Boston

As over-memed as this famous WW2-era British poster has become in the past few years, it is good sentiment to keep in mind, and a reminder that we must carry on in the face of tragedy and the loss of human life, no matter the scope or reach.

My wife was in Boston with some friends from work for the Red Sox game yesterday, and was on the route congratulating runners as they ran the last mile or two for the finish.  They didn't see, hear, or feel anything as it happened, and were able to get out of the city safely, if confusedly since the police weren't saying a whole lot as they were urging people off the streets and overtaxed cell & wireless service made it hard to get info as it happened.  We also knew a guy who was running in the marathon, but luckily he had finished prior to the bombing and he and his family were out of harm's way by the time it happened.

These stories ended happily.  Others did not, and my deepest sympathies go out to everyone affected in any way, whether that involves a loss of life, health, or even just a sense of safety.
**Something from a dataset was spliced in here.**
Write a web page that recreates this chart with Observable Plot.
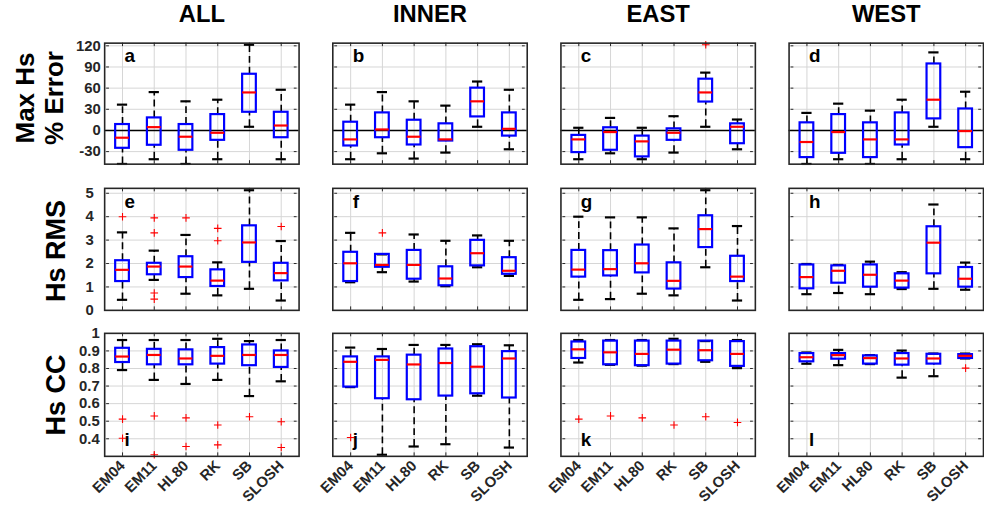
<!DOCTYPE html>
<html><head><meta charset="utf-8">
<script src="https://cdn.jsdelivr.net/npm/d3@7"></script>
<script src="https://cdn.jsdelivr.net/npm/@observablehq/plot@0.6"></script>
<style>
html,body{margin:0;padding:0;background:#fff;overflow:hidden;}
#wrap{position:relative;width:984px;height:505px;overflow:hidden;font-family:"Liberation Sans",Arial,sans-serif;}
.row{position:absolute;left:0;}
.rl{position:absolute;font-weight:bold;color:#000;white-space:nowrap;text-align:center;transform:translate(-50%,-50%) rotate(-90deg);}
</style></head><body>
<div id="wrap"></div>
<script>
const models = ["EM04","EM11","HL80","RK","SB","SLOSH"];
const regions = ["ALL","INNER","EAST","WEST"];
const letters = ["a","b","c","d","e","f","g","h","i","j","k","l"];

// each box: [lower whisker, Q1, median, Q3, upper whisker]
// Max Hs % Error
const errALL   = [[-47.5,-25.3,-10.3,8.4,36.6],[-40.8,-21,4.7,17.8,54.4],[-47.5,-28.1,-8.9,8.4,41.3],[-40.8,-14,-3.3,22.5,43.6],[5.2,25.8,53.9,79.7,121.5],[-40.8,-10.3,7,25.8,57.7]];
const errINNER = [[-40.8,-22,-12.7,11.7,36.6],[-32.4,-10.3,1.4,24.9,54.4],[-39.9,-20.6,-8.9,14.5,41.3],[-31.4,-15,-12.7,9.4,35.2],[5.2,19.2,41.3,60,69.4],[-26.7,-8,2.3,24.9,57.7]];
const errEAST  = [[-40.8,-31.4,-12.7,-7,3.8],[-32.4,-28.1,-2.3,3.8,17.8],[-40.8,-37.5,-15.5,-8,3.8],[-31.4,-14,-3.3,2.3,20.2],[5.2,40.3,53.9,72.7,82],[-26.7,-18.8,5.2,9.4,15.5]];
const errWEST  = [[-47.5,-38.5,-16.4,10.8,24.9],[-40.8,-32.4,-2.3,22.5,38],[-47.5,-38.5,-12.7,10.8,28.1],[-40.8,-20.6,-12.7,24.9,43.6],[5.2,16.4,43.6,94.3,110.7],[-40.8,-24.4,-0.9,30.5,54.9]];
const errOutliers = [["EAST","SB",121.5]];

// Hs RMS
const rmsALL   = [[0.45,1.23,1.73,2.12,3.33],[1.3,1.52,1.87,2.01,2.55],[0.71,1.4,1.87,2.29,3.22],[0.64,1.02,1.27,1.73,2.05],[0.92,2.05,2.9,3.61,5.13],[0.42,1.26,1.59,2.01,2.96]];
const rmsINNER = [[1.2,1.23,2.01,2.48,3.31],[1.63,1.84,1.94,2.39,2.39],[1.23,1.33,1.94,2.56,3.24],[1.03,1.05,1.36,1.86,2.97],[1.84,1.9,2.44,2.99,3.2],[1.47,1.54,1.69,2.25,2.97]];
const rmsEAST  = [[0.45,1.42,1.74,2.56,4.0],[0.48,1.47,1.76,2.55,3.97],[0.71,1.6,2.01,2.79,3.97],[0.64,0.91,1.26,2.03,3.5],[1.84,2.68,3.47,4.04,5.13],[0.42,1.23,1.44,2.31,3.6]];
const rmsWEST  = [[0.69,0.92,1.42,1.94,1.98],[0.74,1.16,1.69,1.9,1.94],[0.69,0.99,1.52,1.94,2.08],[0.91,0.95,1.27,1.56,1.63],[0.92,1.56,2.89,3.57,4.52],[0.88,0.99,1.35,1.83,2.04]];
const rmsOutliers = [["ALL","EM04",4.0],["ALL","EM11",3.95],["ALL","EM11",3.31],["ALL","EM11",0.74],["ALL","EM11",0.48],["ALL","HL80",3.95],["ALL","RK",3.5],["ALL","RK",2.97],["ALL","SLOSH",3.58],["INNER","EM11",3.31]];

// Hs CC
const ccALL   = [[0.791,0.834,0.868,0.915,0.962],[0.735,0.821,0.877,0.909,0.962],[0.712,0.821,0.857,0.906,0.962],[0.735,0.825,0.872,0.919,0.969],[0.643,0.816,0.877,0.934,0.956],[0.727,0.806,0.877,0.9,0.962]];
const ccINNER = [[0.694,0.694,0.838,0.866,0.919],[0.309,0.628,0.849,0.866,0.911],[0.356,0.622,0.823,0.876,0.934],[0.369,0.643,0.831,0.911,0.934],[0.645,0.656,0.81,0.924,0.938],[0.35,0.632,0.857,0.896,0.932]];
const ccEAST  = [[0.834,0.857,0.909,0.951,0.962],[0.821,0.821,0.892,0.956,0.962],[0.816,0.816,0.883,0.956,0.962],[0.825,0.825,0.907,0.956,0.969],[0.838,0.844,0.904,0.956,0.956],[0.802,0.812,0.883,0.953,0.962]];
const ccWEST  = [[0.827,0.838,0.864,0.885,0.891],[0.819,0.853,0.876,0.885,0.906],[0.825,0.825,0.859,0.872,0.876],[0.748,0.819,0.857,0.885,0.902],[0.756,0.825,0.857,0.881,0.885],[0.857,0.857,0.872,0.879,0.885]];
const ccOutliers = [["ALL","EM04",0.512],["ALL","EM04",0.403],["ALL","EM11",0.530],["ALL","EM11",0.309],["ALL","HL80",0.519],["ALL","HL80",0.356],["ALL","RK",0.478],["ALL","RK",0.365],["ALL","SB",0.525],["ALL","SLOSH",0.497],["ALL","SLOSH",0.35],["INNER","EM04",0.407],["EAST","EM04",0.512],["EAST","EM11",0.530],["EAST","HL80",0.519],["EAST","RK",0.478],["EAST","SB",0.525],["EAST","SLOSH",0.493],["WEST","SLOSH",0.802]];

const errTicks = [-30,0,30,60,90,120];
const rmsTicks = [0,1,2,3,4,5];
const ccTicks = [0.4,0.5,0.6,0.7,0.8,0.9,1];

function toRows(series) {
  return regions.flatMap((r, k) => series[k].map((v, i) => ({region: r, model: models[i], lo: v[0], q1: v[1], med: v[2], q3: v[3], hi: v[4]})));
}
function toOut(list) { return list.map(([region, model, v]) => ({region, model, v})); }

const STEP = 888 / (4 - 0.15) * 0.85 / 6;
const boxInset = (STEP - 14.5) / 2;
const capInset = (STEP - 11) / 2;
const GRID = "#d6d6d6";
const FONT = "'Liberation Sans', Arial, sans-serif";
const TICKLEN = 3.5;

function panelRow(cfg) {
  const rows = toRows(cfg.series);
  const outs = toOut(cfg.outliers);
  const lt = regions.map((r, k) => ({region: r, letter: letters[cfg.row * 4 + k]}));
  const plotH = cfg.height - cfg.mt - cfg.mb;
  const perPx = (cfg.domain[1] - cfg.domain[0]) / plotH;
  const tickData = cfg.ticks.filter(t => t > cfg.domain[0] && t < cfg.domain[1]);
  const marks = [
    Plot.gridY(cfg.ticks, {stroke: GRID, strokeOpacity: 1, strokeWidth: 1}),
    Plot.gridX(models, {stroke: GRID, strokeOpacity: 1, strokeWidth: 1}),
    Plot.axisY(cfg.ticks, {anchor: "left", tickSize: 0, tickPadding: cfg.tickPad, tickFormat: cfg.fmt, fontSize: 15, fontWeight: "bold", fill: "#262626", label: null}),
    // inward tick marks on all four sides
    Plot.tickY(tickData, {x: () => models[0], y: d => d, stroke: "#262626", strokeWidth: 1, insetRight: STEP - TICKLEN}),
    Plot.tickY(tickData, {x: () => models[5], y: d => d, stroke: "#262626", strokeWidth: 1, insetLeft: STEP - TICKLEN}),
    Plot.ruleX(models, {x: d => d, y1: cfg.domain[1], y2: cfg.domain[1] - TICKLEN * perPx, stroke: "#262626", strokeWidth: 1}),
    Plot.ruleX(models, {x: d => d, y1: cfg.domain[0], y2: cfg.domain[0] + TICKLEN * perPx, stroke: "#262626", strokeWidth: 1})
  ];
  if (cfg.zero) marks.push(Plot.ruleY([0], {stroke: "#000", strokeWidth: 1.6}));
  marks.push(
    Plot.ruleX(rows, {fx: "region", x: "model", y1: "q3", y2: "hi", stroke: "#000", strokeWidth: 1.6, strokeDasharray: "7,4"}),
    Plot.ruleX(rows, {fx: "region", x: "model", y1: "lo", y2: "q1", stroke: "#000", strokeWidth: 1.6, strokeDasharray: "7,4"}),
    Plot.tickY(rows, {fx: "region", x: "model", y: "hi", stroke: "#000", strokeWidth: 2.2, insetLeft: capInset, insetRight: capInset}),
    Plot.tickY(rows, {fx: "region", x: "model", y: "lo", stroke: "#000", strokeWidth: 2.2, insetLeft: capInset, insetRight: capInset}),
    Plot.barY(rows, {fx: "region", x: "model", y1: "q1", y2: "q3", fill: "none", stroke: "#0000ff", strokeWidth: 2.2, insetLeft: boxInset, insetRight: boxInset}),
    Plot.tickY(rows, {fx: "region", x: "model", y: "med", stroke: "#ff0000", strokeWidth: 2.2, insetLeft: boxInset, insetRight: boxInset}),
    Plot.dot(outs, {fx: "region", x: "model", y: "v", symbol: "plus", r: 2.6, stroke: "#ff0000", strokeWidth: 1.1}),
    Plot.text(lt, {fx: "region", text: "letter", frameAnchor: cfg.letterBottom ? "bottom-left" : "top-left", lineAnchor: "top", textAnchor: "start", dx: 20, dy: cfg.letterBottom ? -23.5 : 6, fontSize: 19, fontWeight: "bold", fill: "#000"}),
    Plot.frame({stroke: "#262626", strokeWidth: 1.6})
  );
  if (cfg.titles) marks.push(Plot.axisFx({anchor: "top", tickSize: 0, tickPadding: 21, fontSize: 24, fontWeight: "bold", fill: "#000", label: null}));
  if (cfg.xlabels) marks.push(Plot.axisX({anchor: "bottom", tickSize: 0, tickPadding: 7, tickRotate: -45, fontSize: 15, fontWeight: "bold", fill: "#262626", label: null}));
  const svg = Plot.plot({
    width: 992, height: cfg.height,
    marginLeft: 104, marginRight: 0, marginTop: cfg.mt, marginBottom: cfg.mb,
    fx: {domain: regions, paddingInner: 0.15, paddingOuter: 0, axis: null, label: null},
    x: {domain: models, type: "band", padding: 0, axis: null, label: null},
    y: {domain: cfg.domain, axis: null, label: null},
    style: {fontFamily: FONT, background: "transparent", overflow: "visible"},
    marks
  });
  const div = document.createElement("div");
  div.className = "row";
  div.style.top = cfg.top + "px";
  div.appendChild(svg);
  document.getElementById("wrap").appendChild(div);
}

panelRow({row: 0, series: [errALL, errINNER, errEAST, errWEST], outliers: errOutliers, ticks: errTicks, fmt: d => String(d), tickPad: 4,
  domain: [-47.8, 123.8], zero: true, titles: true, top: 0, height: 170, mt: 43, mb: 5});
panelRow({row: 1, series: [rmsALL, rmsINNER, rmsEAST, rmsWEST], outliers: rmsOutliers, ticks: rmsTicks, fmt: d => String(d), tickPad: 11,
  domain: [0, 5.21], top: 170, height: 145, mt: 18, mb: 4});
panelRow({row: 2, series: [ccALL, ccINNER, ccEAST, ccWEST], outliers: ccOutliers, ticks: ccTicks, fmt: d => d === 1 ? "1" : d.toFixed(1), tickPad: 5,
  domain: [0.3, 1.0], letterBottom: true, xlabels: true, top: 315, height: 190, mt: 18, mb: 48});

const rowLabels = [
  {html: "Max Hs<br>% Error", x: 39.5, y: 98, size: 26, lh: 29},
  {html: "Hs RMS", x: 56, y: 251, size: 27, lh: 30},
  {html: "Hs CC", x: 56, y: 395, size: 27, lh: 30}
];
for (const l of rowLabels) {
  const d = document.createElement("div");
  d.className = "rl";
  d.innerHTML = l.html;
  d.style.left = l.x + "px";
  d.style.top = l.y + "px";
  d.style.fontSize = l.size + "px";
  d.style.lineHeight = l.lh + "px";
  document.getElementById("wrap").appendChild(d);
}
</script>
</body></html>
I think we'd do well to keep the lessons taught to us by our friends across the pond at the time when this poster was more than just a clever decorating or easily-Photoshopped internet trend, but a mandate of open defiance to those who would try to keep them down.  It's become a cliche to say "if we change, they (whomever they end up being) win," but some cliches have a whole lot of truth at the center of them.  The perpetrators of these heinous acts will face justice, definitely in this world and hopefully in any others that may exist (depending on whatever cosmology you, they, and/or the universe subscribes to), but the biggest slap in the face we can give them is to go about our lives as unaltered as possible.  We will not forget this, of course, but we will keep calm, and we will carry on.